**What is needed**
Go through the data below and copy it exactly, skipping every picture.
***** Material
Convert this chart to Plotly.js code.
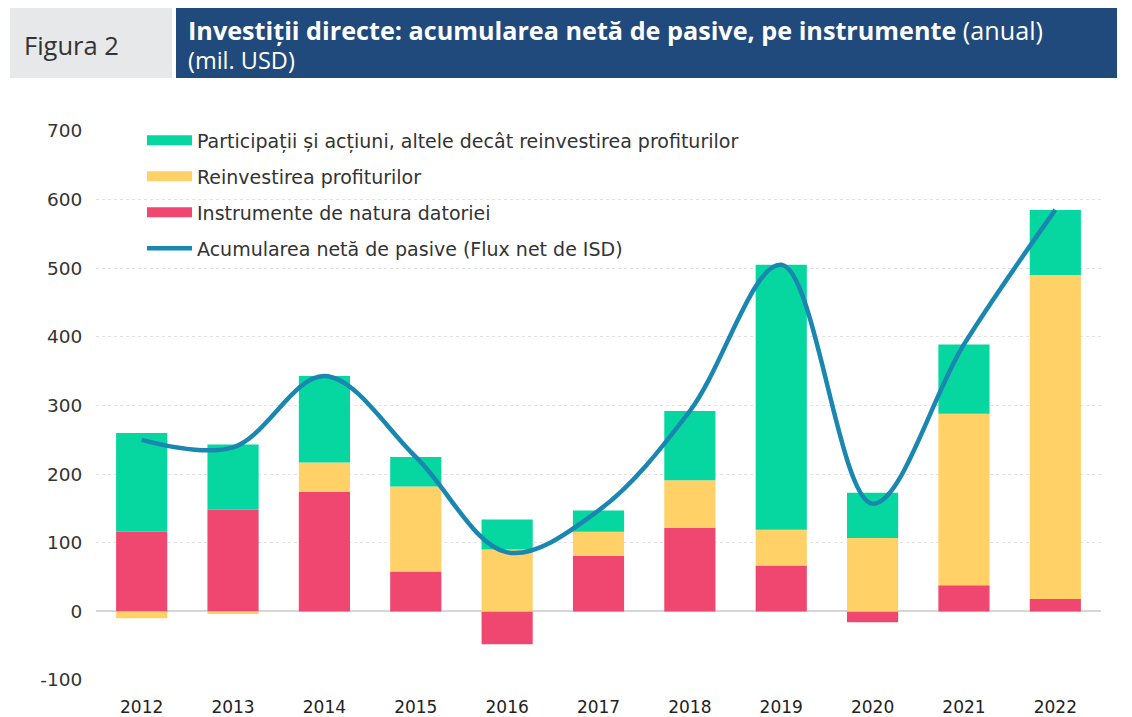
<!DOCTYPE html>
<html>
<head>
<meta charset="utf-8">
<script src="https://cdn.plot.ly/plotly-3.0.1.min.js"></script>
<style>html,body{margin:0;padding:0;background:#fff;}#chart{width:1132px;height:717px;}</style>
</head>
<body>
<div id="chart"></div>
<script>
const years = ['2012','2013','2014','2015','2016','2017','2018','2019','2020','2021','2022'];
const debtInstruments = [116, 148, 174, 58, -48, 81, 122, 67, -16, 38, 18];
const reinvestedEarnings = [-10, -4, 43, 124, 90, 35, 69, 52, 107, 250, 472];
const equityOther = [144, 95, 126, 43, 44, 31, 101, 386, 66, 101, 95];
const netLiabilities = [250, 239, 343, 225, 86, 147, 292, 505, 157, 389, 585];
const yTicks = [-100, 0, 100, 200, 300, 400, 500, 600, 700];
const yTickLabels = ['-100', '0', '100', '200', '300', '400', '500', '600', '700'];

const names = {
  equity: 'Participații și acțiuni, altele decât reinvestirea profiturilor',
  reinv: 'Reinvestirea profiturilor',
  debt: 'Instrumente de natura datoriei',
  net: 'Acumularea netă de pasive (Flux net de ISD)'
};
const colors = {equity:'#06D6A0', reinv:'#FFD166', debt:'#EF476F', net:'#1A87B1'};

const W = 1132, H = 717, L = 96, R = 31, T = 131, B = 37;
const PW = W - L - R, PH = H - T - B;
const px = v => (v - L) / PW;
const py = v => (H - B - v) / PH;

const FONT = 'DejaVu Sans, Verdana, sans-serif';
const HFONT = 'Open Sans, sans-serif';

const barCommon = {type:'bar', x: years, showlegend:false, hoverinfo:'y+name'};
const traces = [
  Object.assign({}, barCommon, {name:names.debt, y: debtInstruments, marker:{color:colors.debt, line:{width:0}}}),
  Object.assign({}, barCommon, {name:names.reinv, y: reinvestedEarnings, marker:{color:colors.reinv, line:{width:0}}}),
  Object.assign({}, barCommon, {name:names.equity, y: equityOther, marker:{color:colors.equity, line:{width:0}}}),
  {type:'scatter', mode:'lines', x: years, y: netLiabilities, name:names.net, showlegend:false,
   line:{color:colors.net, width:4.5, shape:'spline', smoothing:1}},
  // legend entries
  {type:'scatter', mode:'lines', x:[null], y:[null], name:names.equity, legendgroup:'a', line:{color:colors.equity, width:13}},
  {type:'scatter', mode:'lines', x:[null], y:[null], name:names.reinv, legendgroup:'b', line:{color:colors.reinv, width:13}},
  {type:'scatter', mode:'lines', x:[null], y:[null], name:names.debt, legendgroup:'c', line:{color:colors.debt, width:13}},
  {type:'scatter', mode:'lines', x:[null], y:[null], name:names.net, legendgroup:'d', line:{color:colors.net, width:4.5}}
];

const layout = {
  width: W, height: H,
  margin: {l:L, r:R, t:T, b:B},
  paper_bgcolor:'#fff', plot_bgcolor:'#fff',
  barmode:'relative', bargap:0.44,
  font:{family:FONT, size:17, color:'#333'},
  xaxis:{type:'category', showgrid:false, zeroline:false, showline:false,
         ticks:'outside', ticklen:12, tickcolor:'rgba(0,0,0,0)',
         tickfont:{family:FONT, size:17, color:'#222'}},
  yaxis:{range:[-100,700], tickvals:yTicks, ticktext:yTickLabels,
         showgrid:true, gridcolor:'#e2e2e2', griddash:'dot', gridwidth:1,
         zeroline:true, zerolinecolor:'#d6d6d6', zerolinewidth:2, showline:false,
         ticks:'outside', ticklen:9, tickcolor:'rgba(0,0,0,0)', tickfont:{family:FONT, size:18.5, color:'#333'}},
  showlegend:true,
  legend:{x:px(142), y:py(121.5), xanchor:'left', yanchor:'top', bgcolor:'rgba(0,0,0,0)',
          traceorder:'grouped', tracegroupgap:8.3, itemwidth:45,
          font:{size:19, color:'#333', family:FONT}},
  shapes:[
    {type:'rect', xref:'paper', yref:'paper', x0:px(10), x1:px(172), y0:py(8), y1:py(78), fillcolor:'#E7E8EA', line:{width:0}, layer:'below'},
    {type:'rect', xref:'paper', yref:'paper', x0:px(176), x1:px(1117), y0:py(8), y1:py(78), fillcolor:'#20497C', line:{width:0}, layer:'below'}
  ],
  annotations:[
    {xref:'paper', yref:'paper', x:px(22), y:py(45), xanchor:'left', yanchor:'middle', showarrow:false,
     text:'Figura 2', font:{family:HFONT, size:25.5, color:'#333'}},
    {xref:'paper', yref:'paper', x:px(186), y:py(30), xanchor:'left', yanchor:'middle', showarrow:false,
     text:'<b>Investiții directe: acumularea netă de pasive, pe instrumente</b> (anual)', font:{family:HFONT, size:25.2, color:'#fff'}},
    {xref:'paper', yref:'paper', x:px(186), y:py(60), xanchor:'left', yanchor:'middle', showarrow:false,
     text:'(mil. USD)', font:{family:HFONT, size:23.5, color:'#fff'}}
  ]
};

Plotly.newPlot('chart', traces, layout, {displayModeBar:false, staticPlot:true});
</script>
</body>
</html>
**********
**Written response**
Convert this chart to Plotly.js code.
<!DOCTYPE html>
<html>
<head>
<meta charset="utf-8">
<script src="https://cdn.plot.ly/plotly-3.0.1.min.js"></script>
<style>html,body{margin:0;padding:0;background:#fff;}#chart{width:1132px;height:717px;}</style>
</head>
<body>
<div id="chart"></div>
<script>
const years = ['2012','2013','2014','2015','2016','2017','2018','2019','2020','2021','2022'];
const debtInstruments = [116, 148, 174, 58, -48, 81, 122, 67, -16, 38, 18];
const reinvestedEarnings = [-10, -4, 43, 124, 90, 35, 69, 52, 107, 250, 472];
const equityOther = [144, 95, 126, 43, 44, 31, 101, 386, 66, 101, 95];
const netLiabilities = [250, 239, 343, 225, 86, 147, 292, 505, 157, 389, 585];
const yTicks = [-100, 0, 100, 200, 300, 400, 500, 600, 700];
const yTickLabels = ['-100', '0', '100', '200', '300', '400', '500', '600', '700'];

const names = {
  equity: 'Participații și acțiuni, altele decât reinvestirea profiturilor',
  reinv: 'Reinvestirea profiturilor',
  debt: 'Instrumente de natura datoriei',
  net: 'Acumularea netă de pasive (Flux net de ISD)'
};
const colors = {equity:'#06D6A0', reinv:'#FFD166', debt:'#EF476F', net:'#1A87B1'};

const W = 1132, H = 717, L = 96, R = 31, T = 131, B = 37;
const PW = W - L - R, PH = H - T - B;
const px = v => (v - L) / PW;
const py = v => (H - B - v) / PH;

const FONT = 'DejaVu Sans, Verdana, sans-serif';
const HFONT = 'Open Sans, sans-serif';

const barCommon = {type:'bar', x: years, showlegend:false, hoverinfo:'y+name'};
const traces = [
  Object.assign({}, barCommon, {name:names.debt, y: debtInstruments, marker:{color:colors.debt, line:{width:0}}}),
  Object.assign({}, barCommon, {name:names.reinv, y: reinvestedEarnings, marker:{color:colors.reinv, line:{width:0}}}),
  Object.assign({}, barCommon, {name:names.equity, y: equityOther, marker:{color:colors.equity, line:{width:0}}}),
  {type:'scatter', mode:'lines', x: years, y: netLiabilities, name:names.net, showlegend:false,
   line:{color:colors.net, width:4.5, shape:'spline', smoothing:1}},
  // legend entries
  {type:'scatter', mode:'lines', x:[null], y:[null], name:names.equity, legendgroup:'a', line:{color:colors.equity, width:13}},
  {type:'scatter', mode:'lines', x:[null], y:[null], name:names.reinv, legendgroup:'b', line:{color:colors.reinv, width:13}},
  {type:'scatter', mode:'lines', x:[null], y:[null], name:names.debt, legendgroup:'c', line:{color:colors.debt, width:13}},
  {type:'scatter', mode:'lines', x:[null], y:[null], name:names.net, legendgroup:'d', line:{color:colors.net, width:4.5}}
];

const layout = {
  width: W, height: H,
  margin: {l:L, r:R, t:T, b:B},
  paper_bgcolor:'#fff', plot_bgcolor:'#fff',
  barmode:'relative', bargap:0.44,
  font:{family:FONT, size:17, color:'#333'},
  xaxis:{type:'category', showgrid:false, zeroline:false, showline:false,
         ticks:'outside', ticklen:12, tickcolor:'rgba(0,0,0,0)',
         tickfont:{family:FONT, size:17, color:'#222'}},
  yaxis:{range:[-100,700], tickvals:yTicks, ticktext:yTickLabels,
         showgrid:true, gridcolor:'#e2e2e2', griddash:'dot', gridwidth:1,
         zeroline:true, zerolinecolor:'#d6d6d6', zerolinewidth:2, showline:false,
         ticks:'outside', ticklen:9, tickcolor:'rgba(0,0,0,0)', tickfont:{family:FONT, size:18.5, color:'#333'}},
  showlegend:true,
  legend:{x:px(142), y:py(121.5), xanchor:'left', yanchor:'top', bgcolor:'rgba(0,0,0,0)',
          traceorder:'grouped', tracegroupgap:8.3, itemwidth:45,
          font:{size:19, color:'#333', family:FONT}},
  shapes:[
    {type:'rect', xref:'paper', yref:'paper', x0:px(10), x1:px(172), y0:py(8), y1:py(78), fillcolor:'#E7E8EA', line:{width:0}, layer:'below'},
    {type:'rect', xref:'paper', yref:'paper', x0:px(176), x1:px(1117), y0:py(8), y1:py(78), fillcolor:'#20497C', line:{width:0}, layer:'below'}
  ],
  annotations:[
    {xref:'paper', yref:'paper', x:px(22), y:py(45), xanchor:'left', yanchor:'middle', showarrow:false,
     text:'Figura 2', font:{family:HFONT, size:25.5, color:'#333'}},
    {xref:'paper', yref:'paper', x:px(186), y:py(30), xanchor:'left', yanchor:'middle', showarrow:false,
     text:'<b>Investiții directe: acumularea netă de pasive, pe instrumente</b> (anual)', font:{family:HFONT, size:25.2, color:'#fff'}},
    {xref:'paper', yref:'paper', x:px(186), y:py(60), xanchor:'left', yanchor:'middle', showarrow:false,
     text:'(mil. USD)', font:{family:HFONT, size:23.5, color:'#fff'}}
  ]
};

Plotly.newPlot('chart', traces, layout, {displayModeBar:false, staticPlot:true});
</script>
</body>
</html>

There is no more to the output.